Compared to Jupyterlab, which caters mainly towards notebook, Python, Bash, and R users, VSCode is an industry standard IDE for all code-editing needs. Here is how you can setup a remote VSCode server on the servers.

  1. To download the Dockerfile, run:

    Terminal window
    mkdir -p ~/.config/code-server/config
    git clone https://github.com/christian728504/code-server.git
    cd code-server
  2. The Dockerfile in code-server is meant to be a blank canvas. If you require additional dependencies, add them to the Dockerfile and rebuild/restart the container. Or if you would like to upstream these changes, make a pull request to christian728504/bioinformatics which contains the Dockerfile for the base image.

  3. Now run docker compose in the directory with docker-compose.yml.

    Terminal window
    docker compose up -d
  4. If the Docker container started successfully, run docker compose logs code-server. Your are looking for an output like this:

    code-server | *
    code-server | * Visual Studio Code Server
    code-server | *
    code-server | * By using the software, you agree to
    code-server | * the Visual Studio Code Server License Terms (https://aka.ms/vscode-server-license) and
    code-server | * the Microsoft Privacy Statement (https://privacy.microsoft.com/en-US/privacystatement).
    code-server | *
    code-server | [2024-12-31 22:33:18] info Using GitHub for authentication, run `code tunnel user login --provider <provider>` option to change this.
    code-server | To grant access to the server, please log into https://github.com/login/device and use code XXXX-XXXX

    Take note of:

    1. The github link https://github.com/login/device
    2. and the code XXXX-XXXX (placeholder)

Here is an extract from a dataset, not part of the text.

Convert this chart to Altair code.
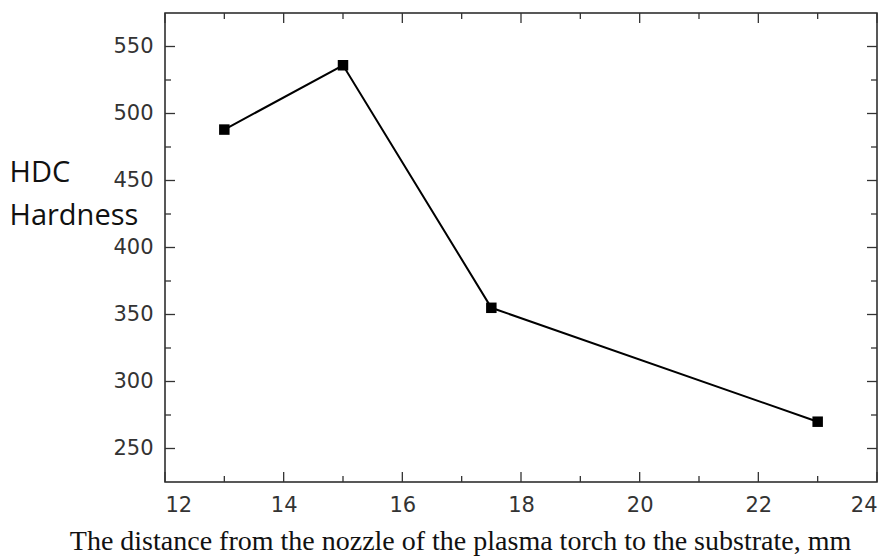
import altair as alt
import pandas as pd

distance = [13, 15, 17.5, 23]
hardness = [488, 536, 355, 270]

major_x = [12, 14, 16, 18, 20, 22, 24]
minor_x = [13, 15, 17, 19, 21, 23]
major_y = [250, 300, 350, 400, 450, 500, 550]
minor_y = [275, 325, 375, 425, 475, 525]

W, H = 712, 469
MAJ, MIN = 10, 6

df = pd.DataFrame({"x": distance, "y": hardness})
xs = alt.Scale(domain=[12, 24], nice=False, zero=False)
ys = alt.Scale(domain=[225, 575], nice=False, zero=False)

x_axis = alt.Axis(
    values=major_x, ticks=False, grid=False, domain=False,
    labelFont="DejaVu Sans", labelFontSize=21, labelColor="#333333",
    labelPadding=12, format="d",
    title="The distance from the nozzle of the plasma torch to the substrate, mm",
    titleFont="Liberation Serif", titleFontSize=28, titleFontWeight="normal",
    titleColor="#111111", titleX=295, titleY=67, titleAlign="center",
    titleBaseline="alphabetic",
)
y_axis = alt.Axis(
    values=major_y, ticks=False, grid=False, domain=False,
    labelFont="DejaVu Sans", labelFontSize=21, labelColor="#333333",
    labelPadding=12,
    title=["HDC", "Hardness"], titleAngle=0, titleAlign="left",
    titleFont="Open Sans", titleFontSize=29, titleFontWeight="normal",
    titleColor="#111111", titleX=-156, titleY=159, titleBaseline="middle",
    titleLineHeight=43,
)

line = alt.Chart(df).mark_line(color="black", strokeWidth=2).encode(
    x=alt.X("x:Q", scale=xs, axis=x_axis),
    y=alt.Y("y:Q", scale=ys, axis=y_axis),
)
pts = alt.Chart(df).mark_point(shape="square", filled=True, color="black", size=110, opacity=1).encode(
    x=alt.X("x:Q", scale=xs),
    y=alt.Y("y:Q", scale=ys),
)

def yticks(vals, length):
    d = pd.DataFrame({"v": vals})
    left = alt.Chart(d).mark_rule(color="#333", strokeWidth=1.3).encode(
        y=alt.Y("v:Q", scale=ys), x=alt.value(0), x2=alt.value(length))
    right = alt.Chart(d).mark_rule(color="#333", strokeWidth=1.3).encode(
        y=alt.Y("v:Q", scale=ys), x=alt.value(W), x2=alt.value(W - length))
    return [left, right]

def xticks(vals, length):
    d = pd.DataFrame({"v": vals})
    top = alt.Chart(d).mark_rule(color="#333", strokeWidth=1.3).encode(
        x=alt.X("v:Q", scale=xs), y=alt.value(0), y2=alt.value(length))
    bot = alt.Chart(d).mark_rule(color="#333", strokeWidth=1.3).encode(
        x=alt.X("v:Q", scale=xs), y=alt.value(H), y2=alt.value(H - length))
    return [top, bot]

layers = [line, pts] + yticks(major_y, MAJ) + yticks(minor_y, MIN) + xticks(major_x, MAJ) + xticks(minor_x, MIN)

chart = alt.layer(*layers).properties(
    width=W, height=H,
    autosize=alt.AutoSizeParams(type="none"),
    padding={"left": 165, "top": 13, "right": 16, "bottom": 75},
    background="white",
).configure_view(stroke="#222222", strokeWidth=1.5)

chart.save("out.html", embed_options={"renderer": "svg", "actions": False})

    Visit the device login page, you should be prompted to authenticate with the 8 character code. Go to the VSCode IDE on your client machine and open the command palette with CMD + SHIFT + P (macOS) and type Remote-Tunnels: Connect to Tunnel. Select the Github authentication option. Wait a bit, and you should see one remote resource “online.” Once you’ve added the remote connection and opened a remote directory, you should be all set!


  5. After you close VSCode, the tunnel will automatically close. However, the server will still be running on the remote machine. To reconnect the tunnel, you will need to SSH back into the server from which you started the remote container.

  6. If you want to make use of jupyter notebooks, you’ll need to install the Jupyter extension (on both server and client device). After this you should be able to select from the available kernels (Python, Bash, R).